What has puzzled many is that, due to the decentralised nature of cryptocurrencies, there seems to be no clear way in which the government could prohibit the usage of cryptocurrencies. A concerning report by Reuters, however, suggests that the Bill also seeks to subject violators to arrest without a warrant and without bail, in an attempt to enforce the ban. The government is, however, expected to give a three to six months’ window to investors, allowing them to sell their crypto assets before they are held liable for breaching the law.
All the same, a ban on all private cryptocurrencies could cause a potential shutdown of unicorns such as Coinswitch and CoinDCX, which could trigger major unemployment in a sector that currently employs around 50,000 individuals. The total valuation of the industry in India is estimated to be at $74 million – the collapse of which would be a considerable blow to the economy.
Industry estimates suggest that there are some 15-20 million crypto investors in the country, with total crypto holdings of roughly $6 billion. A blanket ban of all cryptocurrencies thus risks severe brain drain and loss of talent and business from India – similar to what the country experienced in 2018 when the RBI banned banks from holding or facilitating cryptocurrency transactions. Following that ban, blockchain experts rushed to regulated countries like Switzerland, Singapore, Estonia and the U.S.
Since the cancellation of the RBI’s ban by the Supreme Court in 2020, however, India’s crypto industry has witnessed rapid growth, with celebrities such as Amitabh Bachchan, Ranveer Singh and Salman Khan endorsing crypto coins and encouraging fans to join the blockchain movement. As a result of the boom, India now has the highest number of crypto users in the world – an estimated 100 million – all of whom are to be affected by the government’s latest crypto bill.
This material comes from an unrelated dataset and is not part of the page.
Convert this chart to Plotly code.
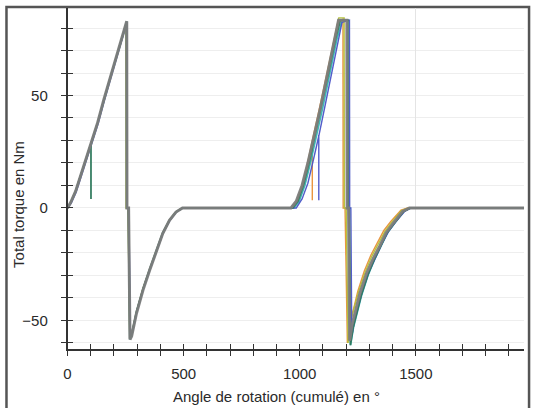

So far, the announcement of the new proposal has triggered a massive wave of panic-selling of crypto assets in the country. Cryptocurrencies such as Bitcoin and Ethereum, for example, witnessed a fall of up to 20 percent in value last month.
Finding a Middle Ground
A recent report by the NDTV, however, might bring some relief to India’s anxious crypto community. According to this report, the government has reconsidered the original proposal and will now be seeking to “regulate” rather than “ban” private cryptocurrencies through the new Bill.
The report also claims that the newer version of the Bill will refer to “crypto-assets” instead of “cryptocurrencies”, which is a significant modification as it reflects a change in the government’s perception and attitude towards crypto as an asset class. Essentially, the term ‘cryptocurrency’ refers to crypto as a medium of exchange, whereas ‘crypto-assets’ can be viewed as an investment or store of value.
The newer version of the Bill will also hand over the regulation of crypto-assets to the Securities and Exchange Board of India (SEBI), which also looks after investments in the stock market.
While the Bill is still expected to prohibit any payments made via cryptocurrency, it allows the use of blockchain technology for other research and development.
Crypto enthusiasts who have been calling for regulations in India to formalise the industry, increase the security of investments and prevent the misuse of crypto for tax evasion and money laundering, have welcomed the government’s move to reform the proposed Bill.
While many questions about the future of cryptocurrency in India will remain unanswered until the details of the new Bill are released, it is clear that the government is looking to strictly regulate the crypto market, which is bound to have lasting effects on the national economy. Despite this, the formalisation of decentralised finance and an acceptance of blockchain technology, in general, are being considered as significant wins for the global crypto movement.